Qui va acheter l’uranium du Niger ?
Après des décennies de domination française sur son secteur de l’uranium, le Niger vient de reprendre le contrôle de la Somaïr et bouscule la donne géopolitique mondiale. Face à la fin de l’ère Orano, le pays cherche désormais de nouveaux partenaires pour valoriser sa ressource stratégique, tout en relevant le défi du transfert de compétences et de la souveraineté minière, dans un contexte international sous haute tension.
Abdourahamane Tiani
Le Niger vient de tourner une page de son histoire minière. Avec la nationalisation de la Somaïr, jusque-là pilier de l’exploitation de l’uranium sous domination française via Orano (ex-Areva), Niamey affiche sa volonté de reprendre la main sur ses ressources stratégiques. Ce choix, dicté par les autorités issues de la transition militaire, marque une rupture assumée avec plusieurs décennies de rapports inégalitaires où pendant trop longtemps, plus de 60 % de la production d’uranium nigérienne prenait la direction de la France, au prix d’une souveraineté nationale fragilisée.

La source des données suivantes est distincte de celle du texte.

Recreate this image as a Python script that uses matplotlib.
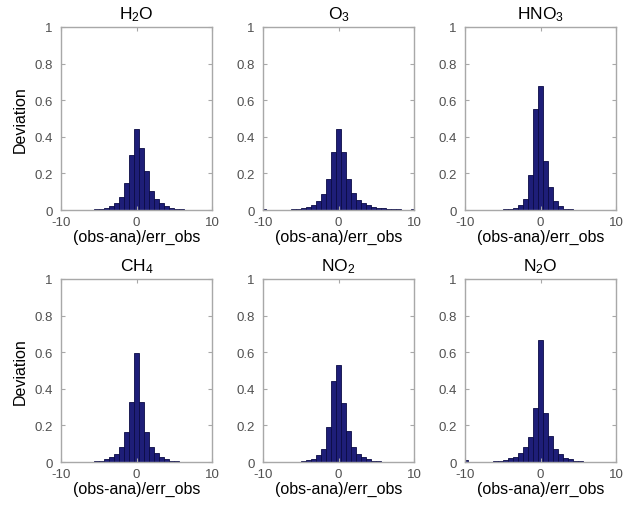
import numpy as np
import matplotlib.pyplot as plt

plt.rcParams['font.family'] = ['Liberation Sans', 'DejaVu Sans']
plt.rcParams['mathtext.default'] = 'regular'
plt.rcParams['axes.unicode_minus'] = False

# bin centres (width 2/3, centred on 0)
w = 2.0 / 3.0
centers = np.arange(-15, 16) * w

titles = ['H$_2$O', 'O$_3$', 'HNO$_3$', 'CH$_4$', 'NO$_2$', 'N$_2$O']

# heights, from k=-15 .. k=15 (15 left, peak, 15 right)
h2o = [0, 0, 0, 0, 0, 0.001, 0.002, 0.003, 0.005, 0.01, 0.02, 0.037, 0.073, 0.15, 0.30,
       0.445,
       0.34, 0.215, 0.105, 0.06, 0.037, 0.022, 0.013, 0.007, 0.004, 0.002, 0.001, 0, 0, 0, 0]
o3 = [0.008, 0, 0, 0, 0, 0.002, 0.004, 0.006, 0.01, 0.018, 0.03, 0.05, 0.086, 0.17, 0.315,
      0.445,
      0.315, 0.17, 0.095, 0.053, 0.037, 0.026, 0.018, 0.013, 0.009, 0.006, 0.004, 0.003, 0.002, 0.001, 0.008]
hno3 = [0, 0, 0, 0, 0, 0, 0, 0.001, 0.003, 0.006, 0.012, 0.03, 0.06, 0.19, 0.55,
        0.675,
        0.27, 0.125, 0.05, 0.02, 0.008, 0.003, 0.001, 0, 0, 0, 0, 0, 0, 0, 0]
ch4 = [0, 0, 0, 0, 0, 0, 0.002, 0.004, 0.007, 0.015, 0.027, 0.045, 0.08, 0.165, 0.33,
       0.594,
       0.33, 0.165, 0.08, 0.05, 0.027, 0.015, 0.007, 0.004, 0.002, 0, 0, 0, 0, 0, 0]
no2 = [0, 0, 0, 0, 0, 0, 0, 0.001, 0.003, 0.009, 0.018, 0.036, 0.072, 0.19, 0.445,
       0.53,
       0.32, 0.17, 0.08, 0.045, 0.027, 0.015, 0.007, 0.004, 0.002, 0.001, 0, 0, 0, 0, 0]
n2o = [0.012, 0, 0, 0, 0.001, 0.002, 0.004, 0.007, 0.012, 0.02, 0.03, 0.05, 0.08, 0.135, 0.293,
       0.665,
       0.27, 0.14, 0.07, 0.042, 0.024, 0.015, 0.007, 0.004, 0.002, 0.001, 0, 0, 0, 0, 0]

data = [h2o, o3, hno3, ch4, no2, n2o]

fig = plt.figure(figsize=(6.28, 5.06), dpi=100)

lefts = [61 / 628, 263 / 628, 465 / 628]
bottoms = [1 - 211 / 506, 1 - 463 / 506]
aw = 151 / 628
ah = 183 / 506

gray = '#a8a8a8'
for i in range(6):
    r, c = divmod(i, 3)
    ax = fig.add_axes([lefts[c], bottoms[r], aw, ah])
    ax.bar(centers, data[i], width=w, color='#1e1e78', edgecolor='#0b0b45', linewidth=0.6)
    ax.set_xlim(-10, 10)
    ax.set_ylim(0, 1)
    ax.set_xticks([-10, 0, 10])
    ax.set_yticks([0, 0.2, 0.4, 0.6, 0.8, 1])
    ax.set_yticklabels(['0', '0.2', '0.4', '0.6', '0.8', '1'])
    ax.tick_params(direction='in', length=3, colors=gray, labelcolor='#505050',
                   labelsize=9.5, top=True, right=True)
    ax.tick_params(axis='x', pad=4)
    ax.tick_params(axis='y', pad=6)
    for s in ax.spines.values():
        s.set_color(gray)
        s.set_linewidth(1.0)
    ax.set_title(titles[i], fontsize=12.5, pad=6)
    ax.set_xlabel('(obs-ana)/err_obs', fontsize=11.5, labelpad=1)
    if c == 0:
        ax.set_ylabel('Deviation', fontsize=11.5, labelpad=5)

fig.savefig('out.png', dpi=100)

Mais la décision du Niger ne clôt pas le contentieux avec Orano, loin de là. Deux procédures d’arbitrage international sont en cours, l’une sur le retrait de la licence d’exploitation du site d’Imouraren, l’autre sur la perte de contrôle d’Orano au sein de la Somaïr. Le tout s’inscrit dans une atmosphère de crise profonde entre Niamey et Paris, depuis le coup d’État de 2023 qui a précipité le départ des troupes françaises et la fermeture des représentations tricolores au Niger.
Cette reconquête de souveraineté pose toutefois une question essentielle. Qui sera le prochain client de l’uranium nigérien ? Malgré des rumeurs persistantes d’accord avec l’Iran – rapidement démenties par les autorités – la donne internationale, marquée par la guerre Israël-Iran et une surveillance américaine renforcée, ferme la porte à tout projet de vente directe à Téhéran.
La Chine, déjà bien implantée dans l’industrie pétrolière et présente dans l’uranium via Sino-U, s’impose comme un partenaire logique. La Russie n’est pas en reste, tout comme le Canada, grâce à Global Atomic qui développe un nouveau projet à Dosso avec le soutien d’investisseurs américains. Certains États européens, soucieux de sécuriser leur approvisionnement hors du giron français, observent également le Niger de près. Enfin, le marché émergent des mini-centrales nucléaires en Asie et au Moyen-Orient ouvre de nouvelles perspectives commerciales.
C’est donc dire que le Niger ne manque pas de débouchés. Le vrai défi sera donc de vendre à un prix juste, tout en bâtissant des partenariats plus équilibrés que par le passé. Longtemps, la tonne d’uranium a été cédée bien en deçà des prix du marché international. Cette anomalie, les nouvelles autorités entendent y mettre fin. Le transfert de compétences constitue également l’autre priorité. Des décennies durant, la maintenance et la gestion technique des mines ont reposé sur des experts étrangers. Aujourd’hui, l’objectif est de former une génération d’ingénieurs et de techniciens nigériens capables de piloter l’ensemble de la filière.
Un environnement géopolitique tendu
Reste que la situation internationale complique la donne. Les États-Unis surveillent étroitement les flux d’uranium, notamment vers les pays jugés sensibles comme l’Iran, tout en encourageant des projets placés sous contrôle occidental. L’Agence internationale de l’énergie atomique (AIEA), quant à elle, veille à la traçabilité et à la non-prolifération en limitant le risque de détournements. Si la France s’est retirée, l’Union européenne et les grandes puissances mondiales restent attentives à la sécurisation de leur approvisionnement.